One common mistake is to think that abstraction means deleting transitions. In this framework, abstraction projects concrete transitions into abstract transitions. Merging states may introduce extra abstract paths, but it does not remove the projected image of any concrete path.

Another mistake is to interpret a PDB value as a plan length for the original task. It is a plan length in the projected task. Its usefulness comes from being a lower bound, not from being an executable concrete plan.

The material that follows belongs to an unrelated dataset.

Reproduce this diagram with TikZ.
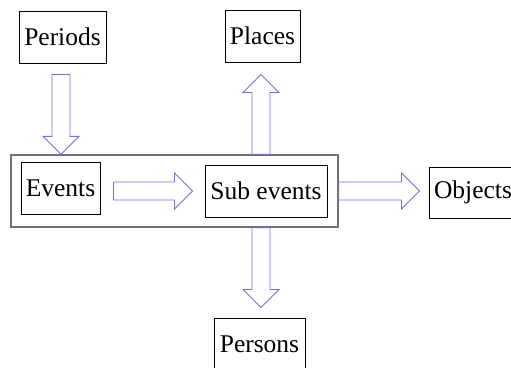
\documentclass[tikz,border=0pt]{standalone}
\usepackage{fontspec}
\setmainfont{Liberation Serif}
\newfontfamily\diafont{Liberation Serif}
\usetikzlibrary{calc}
\definecolor{arrowblue}{RGB}{112,112,214}
\definecolor{framegray}{RGB}{112,112,120}
\tikzset{
  box/.style={draw=black, line width=1pt, inner sep=0pt, font=\diafont\fontsize{25.5}{30}\selectfont},
  outerbox/.style={draw=framegray, line width=1.4pt, inner sep=0pt},
  arr/.style={draw=arrowblue, line width=0.9pt, line join=miter},
}
\begin{document}
\begin{tikzpicture}[x=1pt,y=1pt]
\useasboundingbox (0,0) rectangle (511,-367);
% nodes
\node[outerbox, minimum width=327pt, minimum height=72pt] (outer) at (174.5,-191) {};
\node[box, minimum width=87pt, minimum height=52pt] (periods) at (62.5,-37) {Periods};
\node[box, minimum width=75pt, minimum height=52pt] (places) at (262.5,-36) {Places};
\node[box, minimum width=79pt, minimum height=52pt] (events) at (60.5,-188) {Events};
\node[box, minimum width=122pt, minimum height=52pt] (sub) at (266,-191) {Sub events};
\node[box, minimum width=88pt, minimum height=51pt] (objects) at (473,-192.5) {Objects};
\node[box, minimum width=91pt, minimum height=52pt] (persons) at (259.5,-344) {Persons};
% arrow end points
\coordinate (a1s) at ($(periods.south)+(-1.5,-11)$);
\coordinate (a1e) at (a1s |- outer.north);
\coordinate (a2s) at ($(sub.north)+(-5,0)$);
\coordinate (a2s) at (a2s |- outer.north);
\coordinate (a2e) at ($(places.south)+(-1.5,-12)$);
\coordinate (a3s) at (a2s |- outer.south);
\coordinate (a3e) at ($(persons.north)+(1.5,10)$);
\coordinate (a3e) at (a2s |- a3e);
\coordinate (a4s) at ($(events.east)+(13,-3)$);
\coordinate (a4e) at ($(sub.west)+(-12,0)$);
\coordinate (a5s) at (outer.east |- sub.west);
\coordinate (a5e) at ($(objects.west)+(-9,1.5)$);
% down arrows
\draw[arr] ($(a1s)+(-9,0)$) -- ($(a1e)+(-9,18)$) -- ($(a1e)+(-18,18)$) -- (a1e)
  -- ($(a1e)+(18,18)$) -- ($(a1e)+(9,18)$) -- ($(a1s)+(9,0)$) -- cycle;
\draw[arr] ($(a3s)+(-9,0)$) -- ($(a3e)+(-9,18)$) -- ($(a3e)+(-18,18)$) -- (a3e)
  -- ($(a3e)+(18,18)$) -- ($(a3e)+(9,18)$) -- ($(a3s)+(9,0)$) -- cycle;
% up arrow
\draw[arr] ($(a2s)+(-9,0)$) -- ($(a2e)+(-9,-18)$) -- ($(a2e)+(-18,-18)$) -- (a2e)
  -- ($(a2e)+(18,-18)$) -- ($(a2e)+(9,-18)$) -- ($(a2s)+(9,0)$) -- cycle;
% right arrows
\draw[arr] ($(a4s)+(0,9)$) -- ($(a4e)+(-18,9)$) -- ($(a4e)+(-18,18)$) -- (a4e)
  -- ($(a4e)+(-18,-18)$) -- ($(a4e)+(-18,-9)$) -- ($(a4s)+(0,-9)$) -- cycle;
\draw[arr] ($(a5s)+(0,9)$) -- ($(a5e)+(-18,9)$) -- ($(a5e)+(-18,18)$) -- (a5e)
  -- ($(a5e)+(-18,-18)$) -- ($(a5e)+(-18,-9)$) -- ($(a5s)+(0,-9)$) -- cycle;
\end{tikzpicture}
\end{document}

A third mistake is to sum PDBs just because each one is admissible. Admissibility is preserved by maximum automatically, but summation requires an additivity argument such as orthogonality or cost partitioning.

Chapter Summary

Abstraction heuristics merge concrete states into smaller abstract state spaces. Because every concrete path projects to an abstract path, optimal abstract goal distance is an admissible estimate of concrete goal distance. Pattern databases instantiate this idea by projecting an FDR task onto a subset of variables, precomputing all abstract goal distances, and using table lookup during search. Multiple PDBs can always be combined by maximum. They can be summed only under additional conditions, such as orthogonality with unit costs or suitable cost partitioning. The canonical heuristic takes the maximum over admissible sums of mutually orthogonal pattern heuristics.

Check Your Understanding

Why does merging states tend to make the abstract problem easier rather than harder?
What information is kept and what is forgotten by a projection $\pi_P$ ?
Why is a PDB usually computed by backward search from abstract goal states?
Why is the maximum of admissible abstraction heuristics always admissible?
What can go wrong if two overlapping pattern databases are simply added together?